第87期環境工学部門長

佐藤 春樹(慶應義塾大学)

2009年度の環境工学部門への抱負

 平成元年(1989年)に環境工学部門が設置されてから、ちょうど20年になります。

 私は、当時の柏木孝夫委員長から幹事役を頂戴し、委員会から部門への移行期のお手伝いをする機会を得て以来、環境工学に携わらせて頂いております。最近は、機械工学便覧「環境システム」の編集小委員会主査を仰せつかり、やっとの思いで2008年3月に出版まで無事に漕ぎ着けました。
個人的には、学生時代から行っていた水やフロンなどのエネルギー作動流体の熱物性という基盤研究から、現在は、エネルギー環境システムの応用研究へと研究範囲を広げ、大学では機械工学科からシステムデザイン工学科へと歩んでまいりました。

 この機会に、2009年度の部門活動の抱負を初心に還って考えてみたいと思います。

 過去のすべての部門ニュースが、ホームページ(http://www.env-jsme.com/ )にあります。現在のタイトル『環境と地球−アメニティ空間の創成』は、20年前の第1号に始まっています。このタイトルには、初代柏木委員長の思いが込められています。『平成元年は環境問題を地球規模で解決しなければならない幕開けの年となりました。・・・環境工学とは 環境創造と環境保全の双方を包含し、人間の快適性を追求するとともに(快適環境の追求)、自然の健全性を保つための(環境保全)工学であるといえます。』

 環境工学を人(快適環境)と自然(環境保全)の複眼的な視点で定義した素晴らしい解釈と思います。
機械技術の多くは、要素としての機械を極める学問として、力学や物理学を視点としながら機械そのものの発展を目指してきました。そこに人と自然の機械の恩恵と影響を受ける側の複眼的な視点を加え、多次元のシステム的なアプローチから環境そのものを創発する学問が環境工学であると捉えて、環境工学部門はスタートしたのです。

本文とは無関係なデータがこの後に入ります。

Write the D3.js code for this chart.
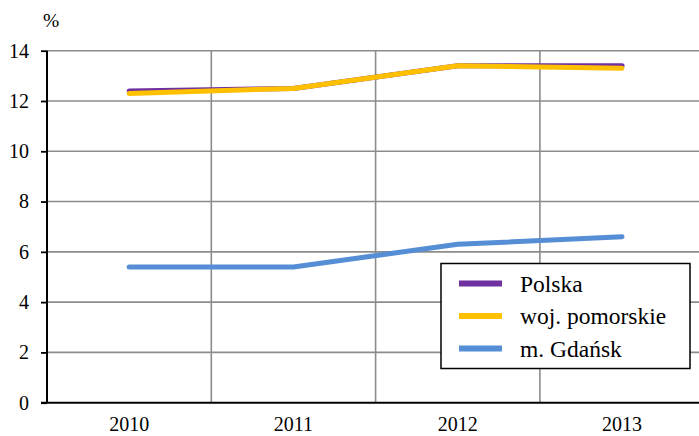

 実学としての経済や社会科学までを含む学際的なバランス感覚をもちながら要素を極め、要素をバランスよく組み合わせて機械に最大の機能を発揮させ、同時に自然環境と共生できるシステムデザインを目指す複眼的且つ大規模な学術の構築とその普及に本部門の存在意義があるのではないかと考えます。
柏木先生の表現を私流に書かせていただくと、環境工学は、「人の快適環境を実現する内部快適環境の創発」と「外部環境としての自然に面して、人と自然の両者の健全な関係を保つインターフェース環境の創発」を対象とする学術ということになります。「インターフェース環境」は、都市でもあり自然豊かな環境でもあります。人と自然の両者に快適なまさに「アメニティー空間の創成」です。

 そこに、「騒音・振動評価・改善技術分野」、「資源環境・廃棄物処理技術分野」、「大気・水環境保全技術分野」、「環境保全型エネルギー技術分野」の4つの分野が技術委員会として柱となり、実学としての快適社会基盤システムデザインの学術的な先導を行う環境工学部門が構築されています。

 「専門」を極めることは最も重要ですが、一方で「調和」という視点も重要です。組織・企画委員会委員長として企画した4回の環境工学サロンから、環境工学部門の標語を『先進サステイナブル都市』としました。『先進』の意味には、安心・安全を含めた快適環境を目指す先進技術が含まれます。その持続的実現が『サステイナブル都市』に込めた思いです。各分野間、あるいは人と自然とのコラボレーションとバランスの実学を象徴する標語と思います。

 さて、2009年度の活動は、実学という視点から産官学に市民を加えた輪のなかでの環境への技術貢献を目指します。すでに市民フォーラムや子供達への技術教育的企画などが予定されています。また、「専門」に重きを置いた企画として、7月に沖縄で開催する第19回環境工学総合シンポジウム、そして「調和」に重みをもたせた企画として、はじめての国際会議を11月に横浜で開催する予定です。その他の企画も積極的に進めます。
『先進サステイナブル都市、Advanced Sustainable Cities (ASC) 』をテーマに環境工学部門が新たな風を帆に受けて、着実に次の港へ旅立つ一年となるよう努力致します。皆様のご協力を心より御願い申し上げます。